Curaçao and the Netherlands are autonomous countries within the Kingdom of the Netherlands. The existing Tax Arrangement, in place since December 2015, seeks to prevent double taxation of income. The latest amendments are part of ongoing efforts to align with the OECD’s BEPS framework, to which both countries are committed. 

Key Changes 

1. Expanded Preamble 

The preamble now explicitly states the mutual goal of eliminating double taxation while preventing opportunities for non-taxation or reduced taxation. This articulation reinforces the commitment of both countries to uphold fair taxation principles. 

2. Collective Investment Vehicles (CIVs) 

The amendments introduce provisions for CIVs. Investors in entities recognized as transparent for tax purposes in both jurisdictions, such as limited partnerships (“commanditaire vennootschap”) and mutual funds (“fonds voor gemene rekening”), can now benefit from the tax treaty between their country of residence and the source jurisdiction. This allows managers of CIVs to apply the treaty on behalf of investors, enhancing efficiency and clarity for investors. 

3. Updated Residence Article 

The residence article has been revised to align with Article 4 of the OECD model treaty. This update explicitly recognizes pension funds as tax residents and acknowledges corporations under Curaçao’s territorial system as tax residents. Additionally, dual-resident corporations now have access to the mutual agreement procedure, including arbitration. 

4. Exclusion of Curaçao Investment Companies (CICs) 

Curaçao Investment Companies, which are taxed at 0%, are excluded from the benefits of the dividend article if the dividend income arises from passive investments like securities, deposits, or other financial instruments. This exclusion prevents tax treaty benefits from being exploited through passive investment structures. 

5. Introduction of the Principal Purpose Test (PPT) 

A Principal Purpose Test (PPT) has been introduced, supplementing the existing Limitation of Benefits (LOB) clause in the dividend article. The PPT aims to prevent treaty abuse by ensuring that the primary purpose of transactions is not to gain treaty benefits. Taxpayers can provide rebuttal evidence, and there is a mandatory consultation between the competent authorities of both countries before the PPT is applied. If benefits are denied under the PPT, taxpayers can initiate a mutual agreement procedure with the option for arbitration or judicial review. 

6. Enhanced Mutual Agreement Procedure (MAP) 

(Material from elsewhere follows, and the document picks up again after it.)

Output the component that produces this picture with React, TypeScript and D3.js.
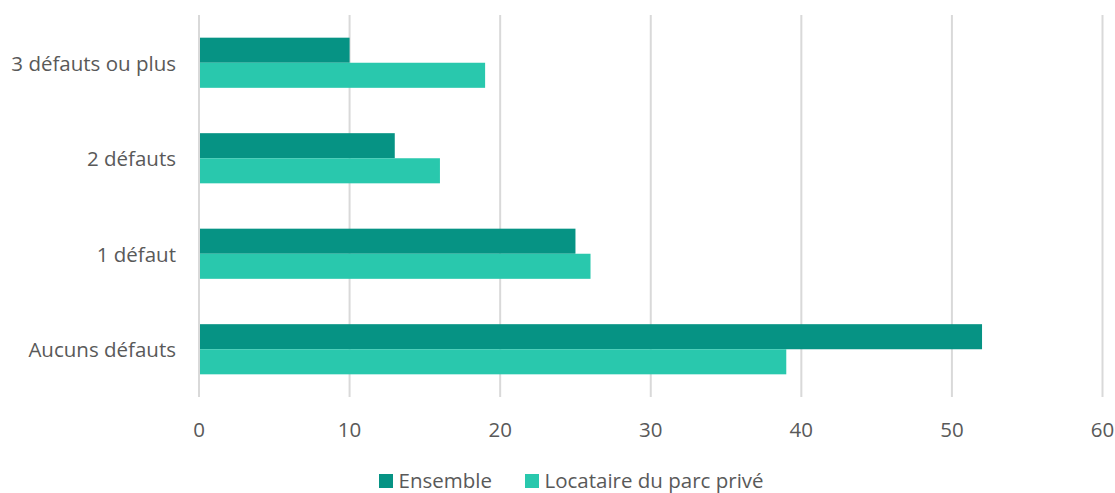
import React from "react";
import * as d3 from "d3";

const categories = ["3 défauts ou plus", "2 défauts", "1 défaut", "Aucuns défauts"];
const seriesNames = ["Ensemble", "Locataire du parc privé"];
const ensemble = [10, 13, 25, 52];
const locataire = [19, 16, 26, 39];
const ticks = [0, 10, 20, 30, 40, 50, 60];
const colors = ["#069384", "#29c8ad"];

export default function App() {
  const W = 1115, H = 493;
  const x = d3.scaleLinear().domain([0, 60]).range([199, 1102.5]);
  const y = d3.scaleBand<string>().domain(categories).range([15, 397]).paddingInner(0.475).paddingOuter(0.2375);
  const inner = d3.scaleBand<number>().domain([0, 1]).range([0, y.bandwidth()]);
  const series = [ensemble, locataire];
  const font = "'Open Sans', sans-serif";
  const fs = 20.5;
  return (
    <svg width={W} height={H} style={{ position: "absolute", left: 0, top: 0 }}>
      <rect width={W} height={H} fill="#fff" />
      {ticks.map((t) => (
        <line key={t} x1={x(t)} x2={x(t)} y1={15} y2={397} stroke="#d9d9d9" strokeWidth={2} />
      ))}
      {categories.map((c, i) => (
        <g key={c}>
          {series.map((s, j) => (
            <rect key={j} x={x(0) + 1} y={(y(c) as number) + (inner(j) as number)} width={x(s[i]) - x(0) - 1}
              height={inner.bandwidth()} fill={colors[j]} />
          ))}
          <text x={176} y={(y(c) as number) + y.bandwidth() / 2} textAnchor="end" dominantBaseline="central"
            fontFamily={font} fontSize={fs} fill="#595959">{c}</text>
        </g>
      ))}
      {ticks.map((t) => (
        <text key={t} x={x(t)} y={428.5} textAnchor="middle" dominantBaseline="central" fontFamily={font}
          fontSize={fs} fill="#595959">{t}</text>
      ))}
      {seriesNames.map((n, j) => {
        const lx = j === 0 ? 379 : 525;
        return (
          <g key={n}>
            <rect x={lx} y={474} width={14} height={14} fill={colors[j]} />
            <text x={lx + 19.5} y={487.5} fontFamily={font} fontSize={fs} fill="#595959">{n}</text>
          </g>
        );
      })}
    </svg>
  );
}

The mutual agreement procedure has been slightly amended to improve taxpayer access. Taxpayers can now approach both tax authorities and must request arbitration in writing. This change ensures a clearer and more streamlined process for resolving tax disputes. 

Effective Date 

The amendments were officially enacted on July 13, 2024, and will come into effect on January 1, 2025. This provides a transitional period for taxpayers and professionals to adjust to the new rules. 

Conclusion 

These amendments to the Tax Arrangement between the Netherlands and Curaçao reflect a commitment to international tax standards and the prevention of tax abuse. For tax professionals and investors, these changes embolden the importance of staying informed and compliant with evolving tax regulations. The inclusion of new provisions for CIVs, updates to residence criteria, and the introduction of the PPT represent important steps towards maintaining a fair and efficient tax system within the Kingdom of the Netherlands.